──────── INFORMATION PROVIDED ────────

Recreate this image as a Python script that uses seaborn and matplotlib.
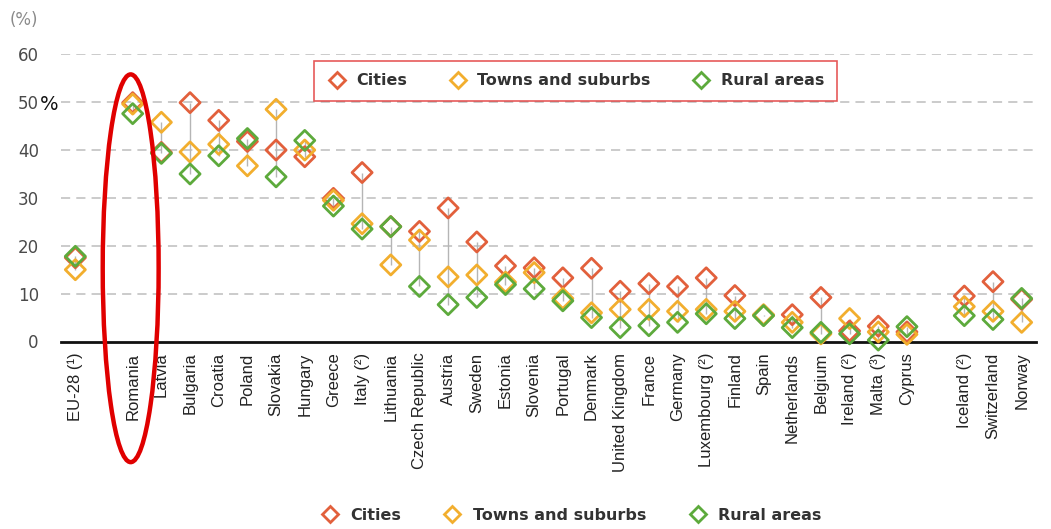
import numpy as np
import pandas as pd
import matplotlib
matplotlib.use("Agg")
import matplotlib.pyplot as plt
from matplotlib.lines import Line2D
from matplotlib.patches import Ellipse
import seaborn as sns

categories = ["EU-28 (¹)", "", "Romania", "Latvia", "Bulgaria", "Croatia", "Poland",
              "Slovakia", "Hungary", "Greece", "Italy (²)", "Lithuania", "Czech Republic",
              "Austria", "Sweden", "Estonia", "Slovenia", "Portugal", "Denmark",
              "United Kingdom", "France", "Germany", "Luxembourg (²)", "Finland", "Spain",
              "Netherlands", "Belgium", "Ireland (²)", "Malta (³)", "Cyprus", "",
              "Iceland (²)", "Switzerland", "Norway"]
nan = np.nan
cities = [17.5, nan, 49.9, 39.5, 49.9, 46.2, 41.8, 40.0, 38.6, 29.9, 35.3, 24.0, 23.0,
          27.9, 20.8, 15.8, 15.4, 13.3, 15.3, 10.5, 12.1, 11.5, 13.3, 9.6, 5.5,
          5.6, 9.2, 2.2, 3.2, 2.0, nan, 9.5, 12.5, 8.8]
towns = [15.0, nan, 49.6, 45.8, 39.6, 41.2, 36.7, 48.5, 40.0, 29.5, 24.6, 16.0, 21.2,
         13.5, 13.9, 12.4, 14.4, 9.0, 6.0, 6.7, 6.7, 6.3, 6.7, 6.3, 5.6,
         4.0, 1.6, 4.8, 2.0, 1.5, nan, 7.3, 6.3, 4.0]
rural = [17.8, nan, 47.6, 39.3, 35.0, 38.8, 42.4, 34.4, 42.0, 28.3, 23.5, 24.0, 11.5,
         7.7, 9.2, 11.9, 11.0, 8.5, 5.0, 2.9, 3.3, 4.0, 5.8, 4.8, 5.4,
         2.9, 1.9, 1.6, 0.3, 3.1, nan, 5.4, 4.6, 9.0]
series_names = ["Cities", "Towns and suburbs", "Rural areas"]
series_colors = ["#E2603C", "#F2AE2E", "#5DAA3C"]
yticks = [0, 10, 20, 30, 40, 50, 60]

df = pd.DataFrame({"cat": categories, "pos": np.arange(len(categories)),
                   "Cities": cities, "Towns and suburbs": towns, "Rural areas": rural})

sns.set_style("white")
plt.rcParams["font.family"] = ["DejaVu Sans"]

fig = plt.figure(figsize=(10.51, 5.29), dpi=100)
ax = fig.add_axes([61 / 1051, 1 - 341.5 / 529, (1036 - 61) / 1051, (341.5 - 54.3) / 529])

# connecting lines
lo = df[series_names].min(axis=1)
hi = df[series_names].max(axis=1)
ax.vlines(df["pos"], lo, hi, color="#B5B5B5", lw=1.0, zorder=2)

for name, col in zip(series_names, series_colors):
    sns.scatterplot(data=df, x="pos", y=name, ax=ax, marker="D", s=105,
                    color=col, facecolor="none", edgecolor=col, linewidth=2.0,
                    zorder=3, clip_on=False, legend=False)

ax.set_xlim(-0.5, len(categories) - 0.5)
ax.set_ylim(0, 60)
ax.set_xlabel("")
ax.set_ylabel("")

# grid
for yv in yticks[1:]:
    ax.axhline(yv, color="#BDBDBD", lw=1.1, ls=(0, (6, 4)), zorder=1)

for s in ["top", "right", "left"]:
    ax.spines[s].set_visible(False)
ax.spines["bottom"].set_color("#111111")
ax.spines["bottom"].set_linewidth(2.0)

ax.set_yticks(yticks)
ax.set_yticklabels([str(v) for v in yticks], color="#4a4a4a", fontsize=12)
ax.tick_params(axis="y", length=0, pad=16)

ax.set_xticks(df["pos"])
ax.set_xticklabels(categories, rotation=90, fontsize=12,
                   family=["Liberation Sans", "DejaVu Sans"], color="#222222")
ax.set_xticks(np.arange(-0.5, len(categories), 1.0), minor=True)
ax.tick_params(axis="x", which="major", length=0, pad=8)
ax.tick_params(axis="x", which="minor", length=8, width=2, color="#111111", direction="out")

fig.text(10 / 1051, 1 - 20 / 529, "(%)", color="#8a8a8a", fontsize=12, va="center", ha="left")
fig.text(40 / 1051, 1 - 104 / 529, "%", color="#111111", fontsize=14, va="center", ha="left")

# red ellipse
ell = Ellipse((1.93, 15.3), width=1.95, height=81, fill=False, edgecolor="#E00000",
              lw=3.2, clip_on=False, zorder=5)
ax.add_patch(ell)

handles = [Line2D([], [], ls="none", marker="D", markersize=8, markerfacecolor="none",
                  markeredgecolor=c, markeredgewidth=2.0) for c in series_colors]
leg = ax.legend(handles, series_names, ncol=3, loc="center",
                bbox_to_anchor=((575.5 - 61) / 975, (341.5 - 81) / 287.2),
                frameon=True, fancybox=False, edgecolor="#E03030",
                prop={"weight": "bold", "size": 11.5}, columnspacing=2.6,
                handletextpad=0.6, borderpad=0.8, handlelength=1.2)
leg.get_frame().set_linewidth(1.2)
for t in leg.get_texts():
    t.set_color("#333333")

fleg = fig.legend(handles, series_names, ncol=3, loc="center",
                  bbox_to_anchor=(571 / 1051, 1 - 515 / 529), frameon=False,
                  prop={"weight": "bold", "size": 11.5}, columnspacing=2.6,
                  handletextpad=0.7, handlelength=1.2)
for t in fleg.get_texts():
    t.set_color("#333333")

fig.savefig("out.png", dpi=100)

────────

EXERCISE GOAL –
Could the lines from the top of the material through the line with "import seaborn as sns" be repeated exactly, pictures left out?

SOLUTION FOR THIS TASK –
Recreate this image as a Python script that uses seaborn and matplotlib.
import numpy as np
import pandas as pd
import matplotlib
matplotlib.use("Agg")
import matplotlib.pyplot as plt
from matplotlib.lines import Line2D
from matplotlib.patches import Ellipse
import seaborn as sns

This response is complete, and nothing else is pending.